Following a tier II hearing, petitioner, a prison inmate, was found guilty of harassment. Contrary to petitioner’s contention, the misbehavior report written by an eyewitness and petitioner’s own admission that he called a correction officer a racist provides substantial evidence to support the determination of petitioner’s guilt (see, Matter of El-Shabazz v Selsky, 257 AD2d 937; Matter of Ross v Bolak, 256 AD2d 789). We also reject petitioner’s contention that his remark was protected expression under the 1st Amendment. It is well settled that while incarcerated, prisoners retain those rights guaranteed by the 1st Amendment; however, they “may exercise [those rights] * * * to the extent it would not be inconsistent with their status as prisoners and with the legitimate restrictions imposed by confinement” (Matter of Lucas v Scully, 71 NY2d 399, 404).

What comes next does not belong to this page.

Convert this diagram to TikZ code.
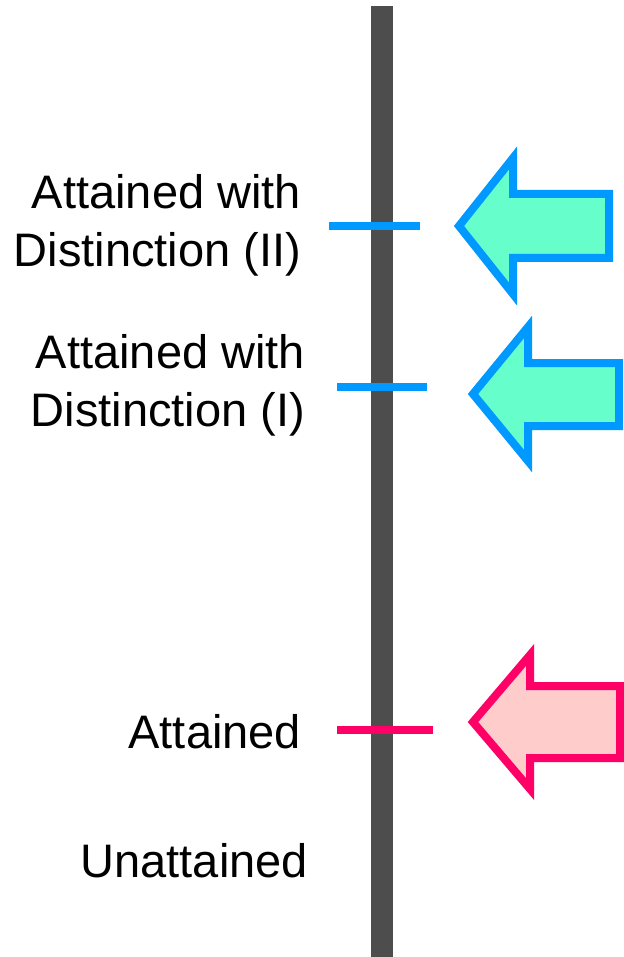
\documentclass[tikz,border=0pt]{standalone}
\usepackage{fontspec}
\setmainfont{Liberation Sans}
\definecolor{barc}{HTML}{4D4D4D}
\definecolor{bluec}{HTML}{0099FF}
\definecolor{greenc}{HTML}{66FFCC}
\definecolor{pinkc}{HTML}{FF0066}
\definecolor{pinkf}{HTML}{FFCCCC}
\tikzset{
  lbl/.style={inner sep=0pt, outer sep=0pt, align=right, font=\fontsize{47}{58}\selectfont},
  tickline/.style={line width=8pt},
  bigarrow/.style={line width=8pt, line join=miter, miter limit=10},
}
\begin{document}
\begin{tikzpicture}[x=1pt,y=-1pt]
\useasboundingbox (0,0) rectangle (623,957);
% scale bar
\fill[barc] (371,6) rectangle (393,957);
\coordinate (bartop) at (382,6);
% ticks
\draw[tickline, bluec] (329,226) coordinate (t2a) -- (420,226) coordinate (t2b);
\draw[tickline, bluec] (337,387) coordinate (t1a) -- (427,387) coordinate (t1b);
\draw[tickline, pinkc] (337,730) coordinate (t0a) -- (433,730) coordinate (t0b);
% labels (base = baseline of last line)
\node[lbl, anchor=base east] (d2) at (301,266) {Attained with\\Distinction (II)};
\node[lbl, anchor=base east] (d1) at (305,426) {Attained with\\Distinction (I)};
\node[lbl, anchor=base east] (at) at (301,748) {Attained};
\node[lbl, anchor=base east] (un) at (308,877) {Unattained};
% arrows
\draw[bigarrow, draw=bluec, fill=greenc]
  (459,226) -- (513,158) -- (513,194) -- (609,194) -- (609,258) -- (513,258) -- (513,294) -- cycle;
\draw[bigarrow, draw=bluec, fill=greenc]
  (473,394) -- (528,327) -- (528,363) -- (619,363) -- (619,426) -- (528,426) -- (528,461) -- cycle;
\draw[bigarrow, draw=pinkc, fill=pinkf]
  (473,722) -- (530,655) -- (530,686) -- (620,686) -- (620,758) -- (530,758) -- (530,789) -- cycle;
\end{tikzpicture}
\end{document}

Furthermore, we find that petitioner’s contention of Hearing Officer bias is without merit. The fact that the Hearing Officer resolved credibility issues against petitioner is not indicative of bias (see, Matter of Lawrence v Headley, 257 AD2d 837). In any event, petitioner has failed to establish that the outcome of the hearing flowed from the alleged bias (see, Matter of Omaro v Goord, 269 AD2d 629).

Mercure, J. P., Crew III, Spain, Graffeo and Mugglin, JJ., concur. Adjudged that the determination is confirmed, without costs, and petition dismissed.